Veritas Research & Publishing does not guarantee the accuracy or completeness of the following nformation. Information is published for the reader's interest only. Veritas Research & Publishing is not engaged in providing a legal, advisory, or financial service. Any coins, bars, or other investments specifically mentioned are for information purposes only.

As A Bird The Emu Can't Fly
As A Palladium Coin Will It Fly Any Better?

Like previous Australian coins minted at the Perth Mint, the coin is well done. Perth Mint has a long history of quality and success. The Mint has dealt in precious metals for nearly 100 years and minted legal tender coinage since 1899 - including precious metal coins for the Australian Government since 1987.

The Emu Coin's first minting
sported a design of a male emu guarding a clutch of eggs. Flightless and as tall as a man, the bird is similar to an ostrich. The coins, both proof and bullion, are one troy ounce of 99.95% pure palladium with a face value $A40. The first limited bullion version sold 10 percent over the prevailing palladium price. Australia marketed the first proof or collector version at $A350 - the number of proofs minted 2,500.

The Australian Emu is palladium, one of the platinum group metals (PGMs). Palladium is used in jewelry, electronics, dental amalgams, and pollution combating autocatalysts - and coins. Most of the world's palladium, about 70 percent, is a by-product of Russia's massive nickel mines.

Bearish factors that could effect PGMs include ample supplies, sluggish world economies, and stagnate investor demand. An economic recession, particularly in Western Europe and the emerging areas of Asia would devastate the price of platinum and palladium; as would the development of a cheap substitute for the metals as a catalytic agent.

Bullish factors revolve around the limited sources of PGM supply. Disaster, natural or man made, could quickly end the supply of newly mined PGMs. Most of the world's supply of platinum and palladium comes from the Republic of South Africa and the former Soviet Union. Political and financial uncertainty in both countries makes the source vulnerable to a full-blown revolution. The limited number of producing mines also makes the source vulnerable to a natural disaster.
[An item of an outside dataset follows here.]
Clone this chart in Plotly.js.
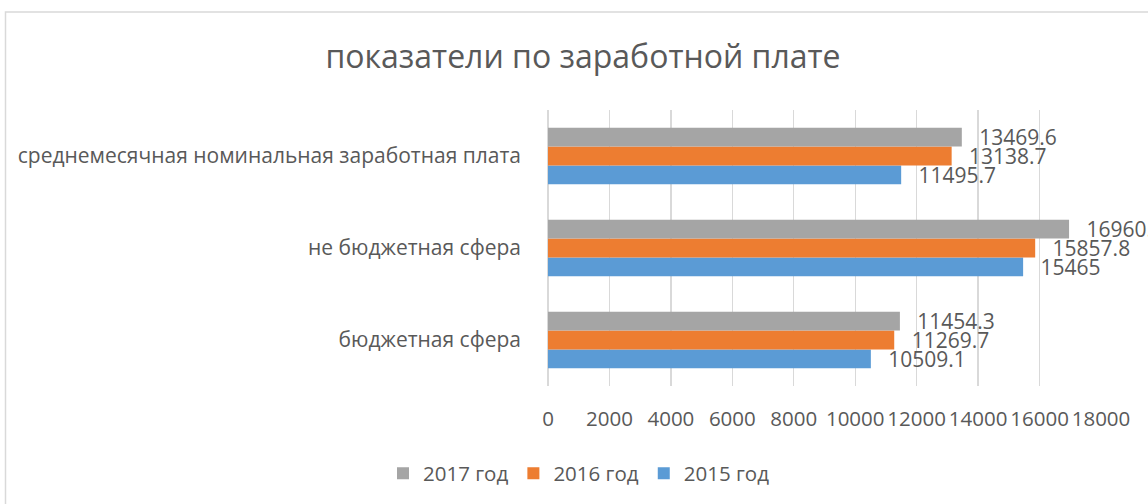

Any disaster affecting Russian or South African production of PGMs will send platinum and palladium prices to spectacular new highs. This price aberration could be of limited duration. Most PGM consumption is not essential: Clean air laws can be changed and catalytic converters put on hold. Gold or silver can replace PGM uses in jewelry. And all investment demand eventually turns to profit taking.

Although not considered the most exciting of the PGMs, palladium has had its moments. During the late 1960s and early 1970s, palladium traded below $50 per ounce. In 1981 the metal peaked at $317 and ended the year with an average price of $198. By 1982, the average yearly price had dropped to $66. A year later, 1983, the average yearly price more than doubled. As the 1990s came to an end the price of palladium passed platinum.

Yearly changes in demand and production add volatility to the palladium market, as do various political and financial rumors. One such period was in 1989, palladium went from a 1988 low of $114 to a high of $180 in 1989. Claims of cold fusion using palladium hit the news and drove the metal's price higher. Unable to reproduce the experiments on demand, the hopes for low-temperature nuclear fusion and investor demand for palladium dropped. During the mid- 1990s palladium traded in the low to mid 100 dollar range - then surpassed 300 dollars per ounce.

Palladium entered the new millennium reaching for $800 dollars and ounce, far outstripping the price for gold and platinum. And back down again, averaging $263 in 2009.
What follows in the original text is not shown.